Exercise directions: Leave out the pictures, then reproduce the rest of the material exactly.

Stored data:
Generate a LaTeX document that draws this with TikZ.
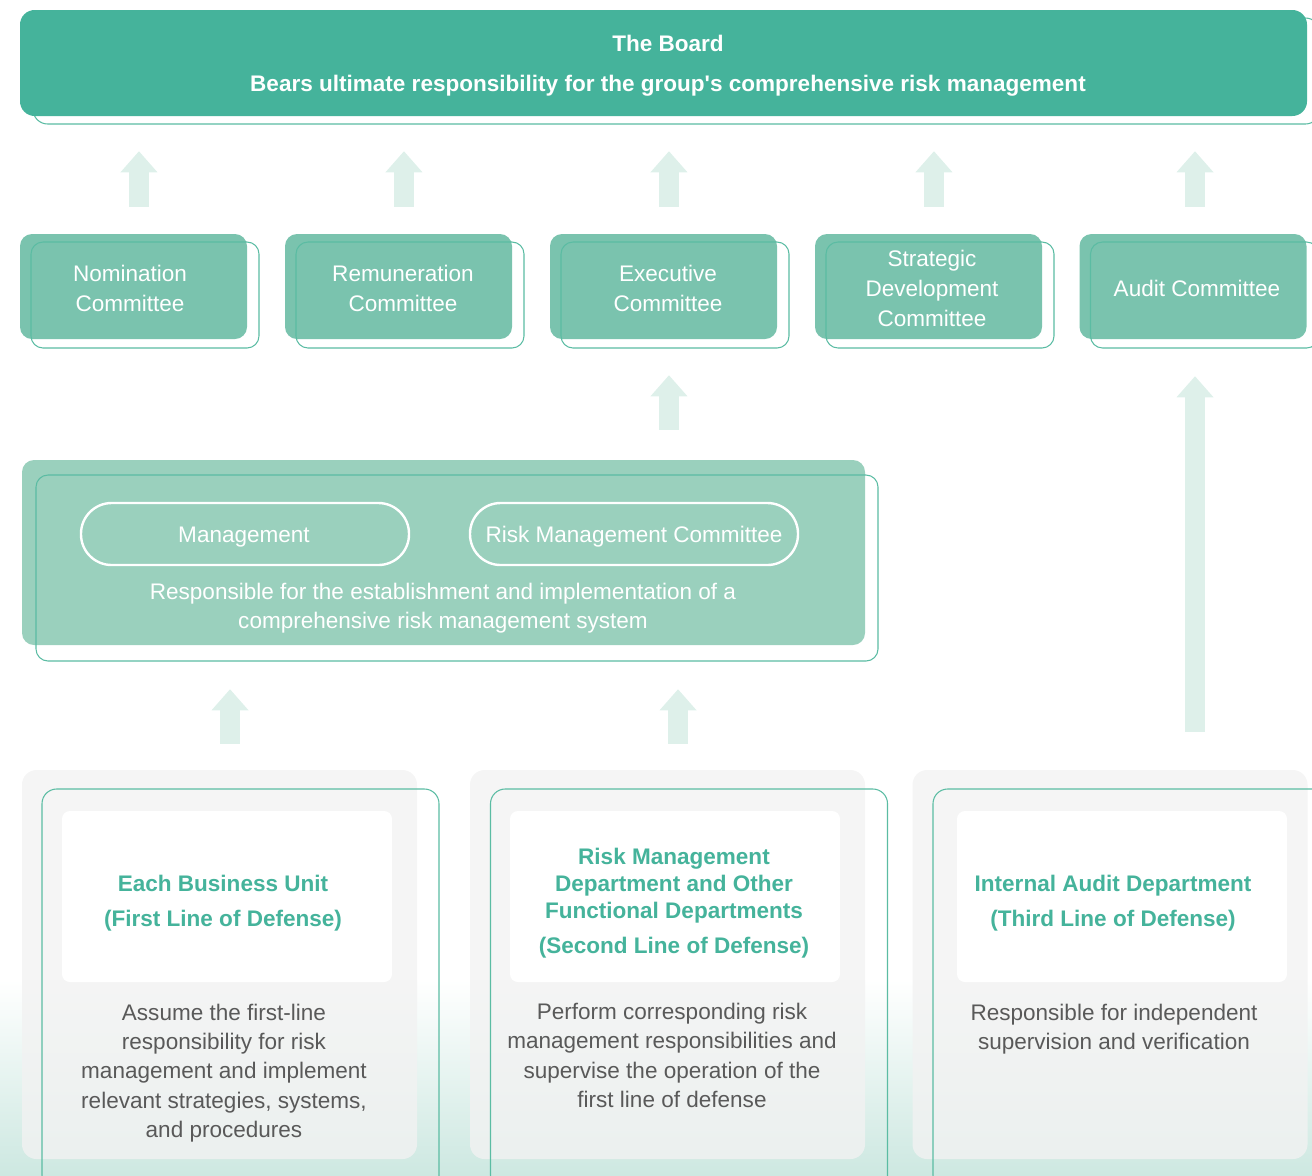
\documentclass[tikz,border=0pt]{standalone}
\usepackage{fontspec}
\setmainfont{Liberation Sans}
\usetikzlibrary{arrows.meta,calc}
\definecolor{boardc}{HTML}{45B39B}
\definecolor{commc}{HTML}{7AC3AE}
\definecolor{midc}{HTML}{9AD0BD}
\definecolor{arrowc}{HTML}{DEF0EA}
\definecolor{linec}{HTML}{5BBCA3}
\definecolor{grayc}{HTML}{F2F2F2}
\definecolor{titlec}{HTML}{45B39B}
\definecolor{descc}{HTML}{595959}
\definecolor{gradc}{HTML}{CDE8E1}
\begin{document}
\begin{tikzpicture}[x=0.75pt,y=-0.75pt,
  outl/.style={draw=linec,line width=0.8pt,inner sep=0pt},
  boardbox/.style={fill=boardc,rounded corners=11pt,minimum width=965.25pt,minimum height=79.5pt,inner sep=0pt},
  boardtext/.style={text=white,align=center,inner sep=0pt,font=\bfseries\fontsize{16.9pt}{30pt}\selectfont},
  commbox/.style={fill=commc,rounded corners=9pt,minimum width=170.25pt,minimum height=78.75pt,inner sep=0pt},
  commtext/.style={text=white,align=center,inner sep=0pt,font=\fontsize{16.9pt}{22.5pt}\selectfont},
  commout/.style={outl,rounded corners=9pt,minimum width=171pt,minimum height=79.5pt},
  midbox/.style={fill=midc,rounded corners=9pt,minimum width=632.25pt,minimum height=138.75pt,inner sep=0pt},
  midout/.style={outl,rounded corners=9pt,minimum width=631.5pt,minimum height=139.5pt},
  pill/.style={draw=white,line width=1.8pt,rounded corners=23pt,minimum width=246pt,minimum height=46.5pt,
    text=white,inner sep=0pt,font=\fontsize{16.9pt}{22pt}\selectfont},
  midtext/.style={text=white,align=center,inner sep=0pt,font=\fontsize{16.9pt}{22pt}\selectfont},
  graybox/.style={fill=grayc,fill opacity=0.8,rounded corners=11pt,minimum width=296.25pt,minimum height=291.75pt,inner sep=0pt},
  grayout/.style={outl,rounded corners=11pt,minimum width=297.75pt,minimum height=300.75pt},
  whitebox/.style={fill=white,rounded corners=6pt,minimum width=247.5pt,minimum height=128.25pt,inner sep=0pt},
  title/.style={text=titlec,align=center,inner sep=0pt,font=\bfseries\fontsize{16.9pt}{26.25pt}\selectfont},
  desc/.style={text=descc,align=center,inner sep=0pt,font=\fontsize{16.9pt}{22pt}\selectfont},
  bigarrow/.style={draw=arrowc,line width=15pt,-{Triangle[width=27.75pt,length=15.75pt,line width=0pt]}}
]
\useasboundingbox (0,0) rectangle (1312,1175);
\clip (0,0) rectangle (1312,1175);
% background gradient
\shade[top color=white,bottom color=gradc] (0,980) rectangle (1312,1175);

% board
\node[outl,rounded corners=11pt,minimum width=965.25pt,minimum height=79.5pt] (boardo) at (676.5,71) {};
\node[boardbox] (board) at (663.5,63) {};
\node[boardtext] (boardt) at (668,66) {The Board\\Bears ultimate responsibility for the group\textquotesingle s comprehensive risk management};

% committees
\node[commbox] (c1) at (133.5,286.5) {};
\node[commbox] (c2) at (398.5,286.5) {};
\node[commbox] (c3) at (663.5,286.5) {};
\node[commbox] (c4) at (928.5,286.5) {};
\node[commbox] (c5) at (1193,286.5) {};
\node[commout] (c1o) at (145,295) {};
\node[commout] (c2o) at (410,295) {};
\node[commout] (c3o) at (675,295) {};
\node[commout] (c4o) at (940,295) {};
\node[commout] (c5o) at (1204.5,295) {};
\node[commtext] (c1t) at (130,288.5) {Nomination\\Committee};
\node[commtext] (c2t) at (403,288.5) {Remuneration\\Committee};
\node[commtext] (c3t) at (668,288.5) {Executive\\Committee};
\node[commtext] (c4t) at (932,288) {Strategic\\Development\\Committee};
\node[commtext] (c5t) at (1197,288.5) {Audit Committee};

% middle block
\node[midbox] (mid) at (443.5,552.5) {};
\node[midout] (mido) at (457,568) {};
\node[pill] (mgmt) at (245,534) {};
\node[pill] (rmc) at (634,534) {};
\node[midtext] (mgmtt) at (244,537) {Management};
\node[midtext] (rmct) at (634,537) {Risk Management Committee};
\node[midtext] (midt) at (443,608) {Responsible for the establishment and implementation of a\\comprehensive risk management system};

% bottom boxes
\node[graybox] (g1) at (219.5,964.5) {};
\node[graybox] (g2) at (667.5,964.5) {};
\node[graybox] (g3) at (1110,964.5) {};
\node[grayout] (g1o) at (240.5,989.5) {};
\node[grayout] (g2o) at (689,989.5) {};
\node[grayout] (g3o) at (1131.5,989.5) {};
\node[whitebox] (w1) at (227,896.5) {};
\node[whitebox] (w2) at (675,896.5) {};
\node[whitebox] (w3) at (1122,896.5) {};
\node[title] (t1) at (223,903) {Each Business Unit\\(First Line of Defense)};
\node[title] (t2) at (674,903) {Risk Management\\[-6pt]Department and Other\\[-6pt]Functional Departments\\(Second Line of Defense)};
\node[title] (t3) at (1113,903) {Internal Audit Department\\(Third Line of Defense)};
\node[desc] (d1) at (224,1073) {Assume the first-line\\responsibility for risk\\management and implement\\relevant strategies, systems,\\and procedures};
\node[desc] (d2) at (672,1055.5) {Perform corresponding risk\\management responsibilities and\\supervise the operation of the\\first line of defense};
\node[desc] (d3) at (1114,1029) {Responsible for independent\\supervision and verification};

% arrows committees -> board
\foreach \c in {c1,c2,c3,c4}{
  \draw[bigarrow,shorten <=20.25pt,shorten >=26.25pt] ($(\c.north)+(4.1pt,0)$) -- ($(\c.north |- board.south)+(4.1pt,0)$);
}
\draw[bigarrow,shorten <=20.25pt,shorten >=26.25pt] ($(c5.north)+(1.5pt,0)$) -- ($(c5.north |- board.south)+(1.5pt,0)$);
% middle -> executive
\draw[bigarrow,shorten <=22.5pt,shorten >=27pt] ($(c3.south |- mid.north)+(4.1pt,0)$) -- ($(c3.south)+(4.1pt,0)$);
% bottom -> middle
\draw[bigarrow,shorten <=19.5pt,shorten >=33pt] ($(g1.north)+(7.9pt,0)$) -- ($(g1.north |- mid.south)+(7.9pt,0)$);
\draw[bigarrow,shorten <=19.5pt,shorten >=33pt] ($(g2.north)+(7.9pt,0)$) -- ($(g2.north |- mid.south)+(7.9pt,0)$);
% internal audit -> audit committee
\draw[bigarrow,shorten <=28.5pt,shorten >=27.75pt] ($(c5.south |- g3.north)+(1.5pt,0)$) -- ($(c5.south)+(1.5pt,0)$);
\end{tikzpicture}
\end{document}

The reply:
Generate a LaTeX document that draws this with TikZ.
\documentclass[tikz,border=0pt]{standalone}
\usepackage{fontspec}
\setmainfont{Liberation Sans}
\usetikzlibrary{arrows.meta,calc}
\definecolor{boardc}{HTML}{45B39B}
\definecolor{commc}{HTML}{7AC3AE}
\definecolor{midc}{HTML}{9AD0BD}
\definecolor{arrowc}{HTML}{DEF0EA}
\definecolor{linec}{HTML}{5BBCA3}
\definecolor{grayc}{HTML}{F2F2F2}
\definecolor{titlec}{HTML}{45B39B}
\definecolor{descc}{HTML}{595959}
\definecolor{gradc}{HTML}{CDE8E1}
\begin{document}
\begin{tikzpicture}[x=0.75pt,y=-0.75pt,
  outl/.style={draw=linec,line width=0.8pt,inner sep=0pt},
  boardbox/.style={fill=boardc,rounded corners=11pt,minimum width=965.25pt,minimum height=79.5pt,inner sep=0pt},
  boardtext/.style={text=white,align=center,inner sep=0pt,font=\bfseries\fontsize{16.9pt}{30pt}\selectfont},
  commbox/.style={fill=commc,rounded corners=9pt,minimum width=170.25pt,minimum height=78.75pt,inner sep=0pt},
  commtext/.style={text=white,align=center,inner sep=0pt,font=\fontsize{16.9pt}{22.5pt}\selectfont},
  commout/.style={outl,rounded corners=9pt,minimum width=171pt,minimum height=79.5pt},
  midbox/.style={fill=midc,rounded corners=9pt,minimum width=632.25pt,minimum height=138.75pt,inner sep=0pt},
  midout/.style={outl,rounded corners=9pt,minimum width=631.5pt,minimum height=139.5pt},
  pill/.style={draw=white,line width=1.8pt,rounded corners=23pt,minimum width=246pt,minimum height=46.5pt,
    text=white,inner sep=0pt,font=\fontsize{16.9pt}{22pt}\selectfont},
  midtext/.style={text=white,align=center,inner sep=0pt,font=\fontsize{16.9pt}{22pt}\selectfont},
  graybox/.style={fill=grayc,fill opacity=0.8,rounded corners=11pt,minimum width=296.25pt,minimum height=291.75pt,inner sep=0pt},
  grayout/.style={outl,rounded corners=11pt,minimum width=297.75pt,minimum height=300.75pt},
  whitebox/.style={fill=white,rounded corners=6pt,minimum width=247.5pt,minimum height=128.25pt,inner sep=0pt},
  title/.style={text=titlec,align=center,inner sep=0pt,font=\bfseries\fontsize{16.9pt}{26.25pt}\selectfont},
  desc/.style={text=descc,align=center,inner sep=0pt,font=\fontsize{16.9pt}{22pt}\selectfont},
  bigarrow/.style={draw=arrowc,line width=15pt,-{Triangle[width=27.75pt,length=15.75pt,line width=0pt]}}
]
\useasboundingbox (0,0) rectangle (1312,1175);
\clip (0,0) rectangle (1312,1175);
% background gradient
\shade[top color=white,bottom color=gradc] (0,980) rectangle (1312,1175);

% board
\node[outl,rounded corners=11pt,minimum width=965.25pt,minimum height=79.5pt] (boardo) at (676.5,71) {};
\node[boardbox] (board) at (663.5,63) {};
\node[boardtext] (boardt) at (668,66) {The Board\\Bears ultimate responsibility for the group\textquotesingle s comprehensive risk management};

% committees
\node[commbox] (c1) at (133.5,286.5) {};
\node[commbox] (c2) at (398.5,286.5) {};
\node[commbox] (c3) at (663.5,286.5) {};
\node[commbox] (c4) at (928.5,286.5) {};
\node[commbox] (c5) at (1193,286.5) {};
\node[commout] (c1o) at (145,295) {};
\node[commout] (c2o) at (410,295) {};
\node[commout] (c3o) at (675,295) {};
\node[commout] (c4o) at (940,295) {};
\node[commout] (c5o) at (1204.5,295) {};
\node[commtext] (c1t) at (130,288.5) {Nomination\\Committee};
\node[commtext] (c2t) at (403,288.5) {Remuneration\\Committee};
\node[commtext] (c3t) at (668,288.5) {Executive\\Committee};
\node[commtext] (c4t) at (932,288) {Strategic\\Development\\Committee};
\node[commtext] (c5t) at (1197,288.5) {Audit Committee};

% middle block
\node[midbox] (mid) at (443.5,552.5) {};
\node[midout] (mido) at (457,568) {};
\node[pill] (mgmt) at (245,534) {};
\node[pill] (rmc) at (634,534) {};
\node[midtext] (mgmtt) at (244,537) {Management};
\node[midtext] (rmct) at (634,537) {Risk Management Committee};
\node[midtext] (midt) at (443,608) {Responsible for the establishment and implementation of a\\comprehensive risk management system};

% bottom boxes
\node[graybox] (g1) at (219.5,964.5) {};
\node[graybox] (g2) at (667.5,964.5) {};
\node[graybox] (g3) at (1110,964.5) {};
\node[grayout] (g1o) at (240.5,989.5) {};
\node[grayout] (g2o) at (689,989.5) {};
\node[grayout] (g3o) at (1131.5,989.5) {};
\node[whitebox] (w1) at (227,896.5) {};
\node[whitebox] (w2) at (675,896.5) {};
\node[whitebox] (w3) at (1122,896.5) {};
\node[title] (t1) at (223,903) {Each Business Unit\\(First Line of Defense)};
\node[title] (t2) at (674,903) {Risk Management\\[-6pt]Department and Other\\[-6pt]Functional Departments\\(Second Line of Defense)};
\node[title] (t3) at (1113,903) {Internal Audit Department\\(Third Line of Defense)};
\node[desc] (d1) at (224,1073) {Assume the first-line\\responsibility for risk\\management and implement\\relevant strategies, systems,\\and procedures};
\node[desc] (d2) at (672,1055.5) {Perform corresponding risk\\management responsibilities and\\supervise the operation of the\\first line of defense};
\node[desc] (d3) at (1114,1029) {Responsible for independent\\supervision and verification};

% arrows committees -> board
\foreach \c in {c1,c2,c3,c4}{
  \draw[bigarrow,shorten <=20.25pt,shorten >=26.25pt] ($(\c.north)+(4.1pt,0)$) -- ($(\c.north |- board.south)+(4.1pt,0)$);
}
\draw[bigarrow,shorten <=20.25pt,shorten >=26.25pt] ($(c5.north)+(1.5pt,0)$) -- ($(c5.north |- board.south)+(1.5pt,0)$);
% middle -> executive
\draw[bigarrow,shorten <=22.5pt,shorten >=27pt] ($(c3.south |- mid.north)+(4.1pt,0)$) -- ($(c3.south)+(4.1pt,0)$);
% bottom -> middle
\draw[bigarrow,shorten <=19.5pt,shorten >=33pt] ($(g1.north)+(7.9pt,0)$) -- ($(g1.north |- mid.south)+(7.9pt,0)$);
\draw[bigarrow,shorten <=19.5pt,shorten >=33pt] ($(g2.north)+(7.9pt,0)$) -- ($(g2.north |- mid.south)+(7.9pt,0)$);
% internal audit -> audit committee
\draw[bigarrow,shorten <=28.5pt,shorten >=27.75pt] ($(c5.south |- g3.north)+(1.5pt,0)$) -- ($(c5.south)+(1.5pt,0)$);
\end{tikzpicture}
\end{document}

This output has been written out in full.